## Raw data
%%

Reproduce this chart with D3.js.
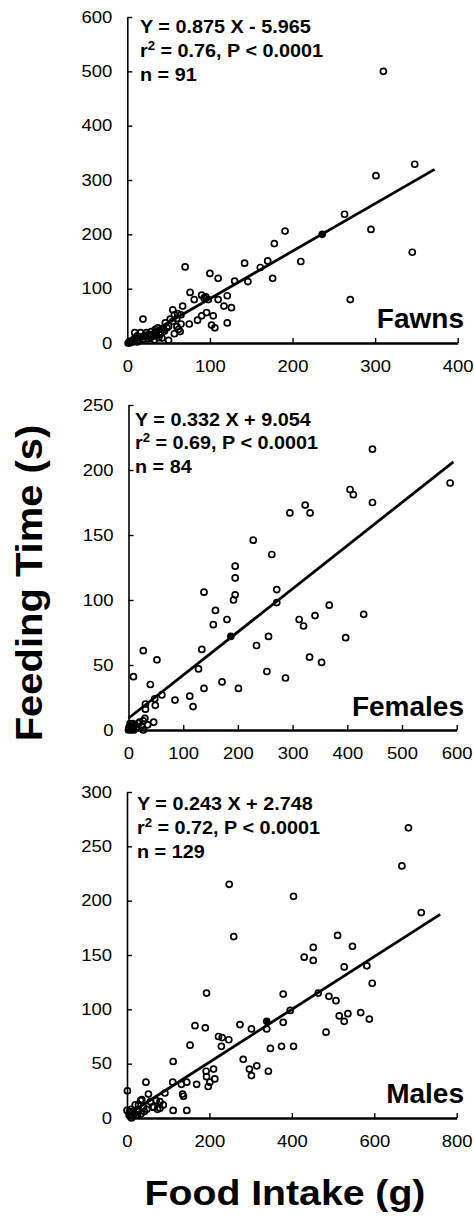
<!DOCTYPE html>
<html><head><meta charset="utf-8">
<script src="https://cdn.jsdelivr.net/npm/d3@7"></script>
<style>
html,body{margin:0;padding:0;background:#fff;}
svg{display:block;}
text{font-family:"Liberation Sans",Arial,Helvetica,sans-serif;fill:#000;}
</style></head>
<body>
<svg id="chart" width="474" height="1216"></svg>
<script>
// ---------- data ----------
const panelNames = ["Fawns", "Females", "Males"];
const equations = ["Y = 0.875 X - 5.965", "Y = 0.332 X + 9.054", "Y = 0.243 X + 2.748"];
const r2Values = ["0.76", "0.69", "0.72"];
const pValues = ["P < 0.0001", "P < 0.0001", "P < 0.0001"];
const nValues = ["91", "84", "129"];
const slopes = [0.875, 0.332, 0.243];
const intercepts = [-5.965, 9.054, 2.748];
const lineRanges = [[1, 372], [0, 594], [0, 760]];
const xDomains = [[0, 400], [0, 600], [0, 800]];
const yDomains = [[0, 600], [0, 250], [0, 300]];
const xTicks = [[0, 100, 200, 300, 400], [0, 100, 200, 300, 400, 500, 600], [0, 200, 400, 600, 800]];
const yTicks = [[0, 100, 200, 300, 400, 500, 600], [0, 50, 100, 150, 200, 250], [0, 50, 100, 150, 200, 250, 300]];
const xTitle = "Food Intake (g)";
const yTitle = "Feeding Time (s)";

const fawns = [
  [310,500],[301,308],[263,237],[295,209],[345,167],[270,80],[348,329],
  [191,206],[178,183],[210,150],[176,119],[170,151],[161,139],[142,147],[146,113],[130,114],
  [70,140],[100,128],[110,119],[121,87],[110,80],[117,68],[126,65],[121,37],[104,50],[102,33],[106,28],
  [96,56],[90,50],[85,42],[76,93],[81,80],[90,88],[95,85],[98,80],[93,83],
  [67,68],[75,35],[65,35],[64,21],[57,17],[60,30],[55,61],[57,52],[61,54],[65,52],[52,44],[46,37],[50,31],
  [44,25],[37,28],[34,25],[31,15],[39,15],[29,21],[23,19],[19,44],[16,19],[9,19],[12,13],[7,6],[19,7],
  [50,5],[42,9],[33,6],[2,0],[3,1],[4,2],[5,1],[6,4],[8,3],[10,8],[14,10],[18,12],[22,14],[26,16],
  [28,10],[35,18],[40,20],[45,22],[48,28],[55,40],[60,45],[62,25],[1,0],[3,3],[12,2],[15,5],[25,8],[30,12],[38,10]
];
const females = [
  [446,216],[588,190],[405,185],[411,181],[446,175],[323,173],[332,167],[295,167],[228,146],[262,135],
  [195,126],[195,117],[195,104],[192,100],[271,108],[271,98],[138,106],[159,92],[155,81],[180,85],
  [367,96],[312,85],[320,80],[341,88],[430,89],[397,71],[256,72],[234,65],[134,62],[27,61],[52,54],
  [9,41],[128,47],[331,56],[353,52],[253,45],[287,40],[171,37],[138,32],[201,32],[40,35],[61,27],
  [85,23],[112,26],[118,18],[49,19],[48,24],[31,16],[31,20],[27,7],[46,6],[27,0],[18,5],[9,3],[5,0],
  [1,2],[0,0],[2,1],[4,3],[6,2],[8,5],[12,4],[15,2],[20,6],[24,3],[30,9],[35,4],[3,5],[7,1],[10,0]
];
const males = [
  [683,267],[667,232],[714,189],[248,215],[404,204],[259,167],[511,168],[547,158],[452,157],[430,148],
  [452,145],[527,139],[582,140],[595,124],[464,115],[379,114],[193,115],[490,112],[507,108],[396,99],
  [567,97],[588,91],[515,94],[536,96],[527,89],[483,79],[379,88],[339,82],[302,82],[274,86],[375,66],
  [404,66],[348,64],[282,54],[315,48],[297,45],[343,43],[302,39],[165,85],[190,83],[222,75],[231,74],
  [247,72],[229,66],[153,67],[112,52],[192,43],[210,45],[193,38],[201,33],[213,36],[197,29],[169,31],
  [145,33],[132,31],[111,33],[135,22],[137,20],[92,23],[46,33],[52,22],[36,17],[57,15],[71,16],[80,9],
  [62,10],[42,6],[26,6],[112,7],[145,7],[48,8],[33,16],[20,12],[1,25],[6,6],[11,0],[18,4],[34,4],[0,7],
  [10,8],[28,12],[40,10],[25,3],[15,6],[5,3],[12,2],[65,10],[80,15],[88,12],[74,8]
];
const panelPoints = [fawns, females, males];
const panelMeans = [[236, 200], [187, 72], [339, 89]];

// ---------- layout ----------
const layout = [
  {top:17,  bottom:343,  left:127.3, right:457.7, statX:140, statBase:33,    labelBase:328},
  {top:405, bottom:730,  left:128.5, right:456.7, statX:135, statBase:425.5, labelBase:716},
  {top:792, bottom:1118, left:127,   right:456.7, statX:137, statBase:810,   labelBase:1103}
];
const SX = 1.12;  // horizontal stretch of the original typeface

const svg = d3.select("#chart");
svg.append("rect").attr("width",474).attr("height",1216).attr("fill","#fff");

panelNames.forEach((name, i) => {
  const L = layout[i];
  const x = d3.scaleLinear().domain(xDomains[i]).range([L.left, L.right]);
  const y = d3.scaleLinear().domain(yDomains[i]).range([L.bottom, L.top]);
  const g = svg.append("g");

  // y axis
  const ya = g.append("g").attr("transform", `translate(${L.left},0)`)
    .call(d3.axisLeft(y).tickValues(yTicks[i]).tickSizeInner(-5).tickSizeOuter(0).tickPadding(15));
  ya.select(".domain").attr("stroke","#000").attr("stroke-width",1.6);
  ya.selectAll(".tick line").attr("stroke","#000").attr("stroke-width",1.4);
  ya.selectAll(".tick text").attr("font-size",16.5).attr("font-family",'"Liberation Sans",Arial,sans-serif')
    .attr("x", -15 / SX).attr("transform", `scale(${SX},1)`);

  // x axis
  const xa = g.append("g").attr("transform", `translate(0,${L.bottom})`)
    .call(d3.axisBottom(x).tickValues(xTicks[i]).tickSizeInner(-5).tickSizeOuter(0).tickPadding(17));
  xa.select(".domain").attr("stroke","#000").attr("stroke-width",2.6);
  xa.selectAll(".tick line").attr("stroke","#000").attr("stroke-width",1.4);
  xa.selectAll(".tick text").attr("font-size",16.5).attr("font-family",'"Liberation Sans",Arial,sans-serif')
    .attr("transform", `scale(${SX},1)`);

  // regression line
  const lr = lineRanges[i];
  g.append("line")
    .attr("x1", x(lr[0])).attr("y1", y(slopes[i]*lr[0] + intercepts[i]))
    .attr("x2", x(lr[1])).attr("y2", y(slopes[i]*lr[1] + intercepts[i]))
    .attr("stroke","#000").attr("stroke-width",2.8);

  // points
  g.append("g").selectAll("circle").data(panelPoints[i]).join("circle")
    .attr("cx", d => x(d[0])).attr("cy", d => y(d[1])).attr("r", 3.0)
    .attr("fill","none").attr("stroke","#000").attr("stroke-width",1.7);

  // mean point
  g.append("circle").attr("cx", x(panelMeans[i][0])).attr("cy", y(panelMeans[i][1]))
    .attr("r", 3.8).attr("fill","#000");

  // stats text
  const st = g.append("g").attr("transform", `translate(${L.statX},${L.statBase})`);
  st.append("text").attr("transform", `scale(1.1,1)`)
    .attr("font-size",18).attr("font-weight","bold").attr("x",0).attr("y",0).text(equations[i]);
  const t2 = st.append("text").attr("transform", `scale(1.1,1)`)
    .attr("font-size",18).attr("font-weight","bold");
  t2.append("tspan").attr("x",0).attr("y",24).text("r");
  t2.append("tspan").attr("font-size",12).attr("dy",-7).text("2");
  t2.append("tspan").attr("dy",7).text(` = ${r2Values[i]}, ${pValues[i]}`);
  st.append("text").attr("transform", `scale(1.1,1)`)
    .attr("font-size",18).attr("font-weight","bold").attr("x",0).attr("y",48)
    .text(`n = ${nValues[i]}`);

  // panel label
  g.append("text").attr("x", 464).attr("y", L.labelBase).attr("text-anchor","end")
    .attr("font-size",28).attr("font-weight","bold").text(name);
});

// axis titles
svg.append("g").attr("transform","translate(42,583) rotate(-90) scale(1.08,1)")
  .append("text").attr("text-anchor","middle").attr("font-size",37).attr("font-weight","bold").text(yTitle);
svg.append("g").attr("transform","translate(285,1205) scale(1.12,1)")
  .append("text").attr("text-anchor","middle").attr("font-size",35).attr("font-weight","bold").text(xTitle);
</script>
</body></html>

%%

## Written instruction
Write down only the number of lines that contain the string "chart" in the listing.

## Answer to the task
3